The picture, of course, has not been all one-sided. Most worship has been enculturated at least to the extent we pray mostly in our own language, rather than uniformly Latin only. At the parish level Pastoral and Finance Councils, various Commissions and lay-led groups have had a huge impact on the daily life of parishes. The obvious growth in lay ecclesial ministers on parish and diocesan staffs, lay theologians at the university level, including women as well as men, has been perhaps the clearest fruit of Vatican II. For example, Pope Francis recently appointed a woman to the second highest position in the civil government of the Vatican and has named women to a number of Vatican offices.  Many spiritual movements have been started and led by lay people. In Latin American and elsewhere “base communities” gather with lay leadership to reflect on God’s Word and apply it to the cultural, economic and political reality they are facing.  But, overall, the reality does not resemble the full theological vision of the Second Vatican Council.
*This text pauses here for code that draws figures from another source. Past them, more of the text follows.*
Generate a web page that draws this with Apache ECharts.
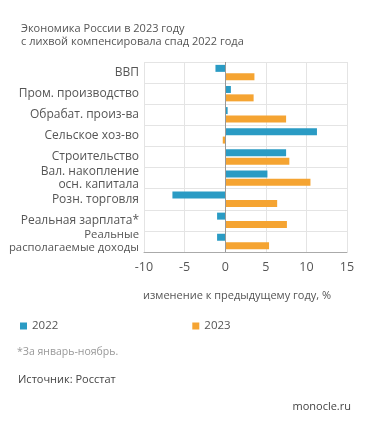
<!DOCTYPE html>
<html><head><meta charset="utf-8">
<script src="https://cdn.jsdelivr.net/npm/echarts@6/dist/echarts.min.js"></script>
<style>html,body{margin:0;padding:0;background:#fff}#c{width:371px;height:429px}</style>
</head><body><div id="c"></div>
<script>
const categories = ['ВВП','Пром. производство','Обрабат. произ-ва','Сельское хоз-во','Строительство','Вал. накопление\nосн. капитала','Розн. торговля','Реальная зарплата*','Реальные\nрасполагаемые доходы'];
const values2022 = [-1.2, 0.7, 0.3, 11.3, 7.5, 5.2, -6.5, -1.0, -1.0];
const values2023 = [3.6, 3.5, 7.5, -0.3, 7.9, 10.5, 6.4, 7.6, 5.4];
const seriesNames = ['2022','2023'];
const xTicks = {min:-10, max:15, interval:5};
const FONT = 'Open Sans';
const catData = categories.map((c, i) => i === categories.length - 1 ? {value:c, textStyle:{fontSize:11.3}} : c);
const chart = echarts.init(document.getElementById('c'), null, {renderer:'canvas'});
chart.setOption({
  backgroundColor:'#fff',
  textStyle:{fontFamily:FONT},
  animation:false,
  title:{text:'Экономика России в 2023 году\nс лихвой компенсировала спад 2022 года', left:16, top:17,
    textStyle:{fontFamily:FONT, fontSize:11, fontWeight:'normal', color:'#555', lineHeight:13}},
  legend:{data:seriesNames, left:15, top:315, itemWidth:7, itemHeight:7, itemGap:134, icon:'rect',
    textStyle:{fontFamily:FONT, fontSize:11.5, color:'#555'}},
  grid:{left:144, right:24, top:62, bottom:177, containLabel:false, outerBoundsMode:'none'},
  xAxis:{type:'value', min:xTicks.min, max:xTicks.max, interval:xTicks.interval,
    axisLine:{show:true, lineStyle:{color:'#aaa'}}, axisTick:{show:false},
    axisLabel:{fontFamily:FONT, fontSize:12.5, color:'#555', margin:9},
    splitLine:{show:true, lineStyle:{color:'#e4e4e4'}}},
  yAxis:{type:'category', data:catData, inverse:true,
    axisLine:{show:false}, axisTick:{show:false},
    axisLabel:{fontFamily:FONT, fontSize:12, color:'#555', lineHeight:12.5, margin:5},
    splitLine:{show:true, lineStyle:{color:'#e4e4e4'}}},
  series:[
    {name:seriesNames[0], type:'bar', data:values2022, barWidth:7, barGap:'20%', itemStyle:{color:'#2a9bc4'},
     markLine:{silent:true, symbol:'none', label:{show:false}, lineStyle:{color:'#999', type:'solid', width:1}, data:[{xAxis:0}]}},
    {name:seriesNames[1], type:'bar', data:values2023, barWidth:7, barGap:'20%', itemStyle:{color:'#f5a432'}}
  ],
  graphic:[
    {type:'text', left:143, top:290, style:{text:'изменение к предыдущему году, %', fontFamily:FONT, fontSize:11, fill:'#555'}},
    {type:'text', left:17, top:347, style:{text:'*За январь-ноябрь.', fontFamily:FONT, fontSize:10.5, fill:'#999'}},
    {type:'text', left:18, top:374, style:{text:'Источник: Росстат', fontFamily:FONT, fontSize:11, fill:'#444'}},
    {type:'text', right:20, top:401, style:{text:'monocle.ru', fontFamily:FONT, fontSize:11, fill:'#444'}}
  ]
});
</script></body></html>
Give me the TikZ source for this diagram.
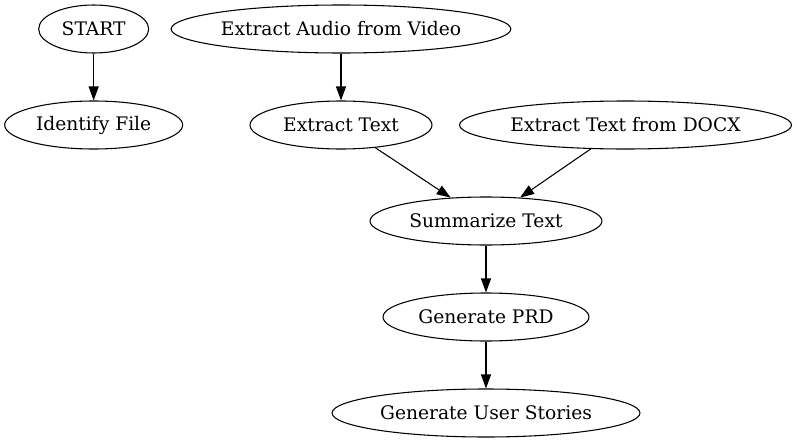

There is no easy path to what Pope Francis calls a “synodal Church,” because to be collegial in our decision-making is always messy. People disagree with one another, sometimes vigorously. Life must continue and decisions need to be made, and we cannot always govern by consensus. Here in the Archdiocese of Detroit we have lived through a synodal process that resulted in Synod 2016 and the ”Unleash the Gospel” initiative that followed. The move to a Family of Parishes model that then followed was more of a top-down decision by the archbishop than a synodal one, but the collaboration and shaping of each Family of Parishes will succeed only if the Family embraces a collegial, “synodal” form of listening and decision-making. It will be interesting to see what emerges at the parish level in our new Families of Parishes structure. Soon the Archbishop will appoint who will be the priest-Moderator of our group of parishes. Then in the spring of 2022 all the parishes in the Family (St. Regis, St. Owen, Holy Name, Our Lady Queen of Martyrs) will need to embark on a “synodal-type” journey in order to come together as a Family of Parishes.  This journey will take several years, but through it all the key will be to move from “my parish only” decision making to Family-wide decision making; from pastor alone decision making to collaborative decision making with pastor input.  Our January 11, 2022 Parish Leadership Night will focus on this upcoming reality of Families of Parishes. It will be open to all, in person and via zoom. You might want to mark your calendars now for that night.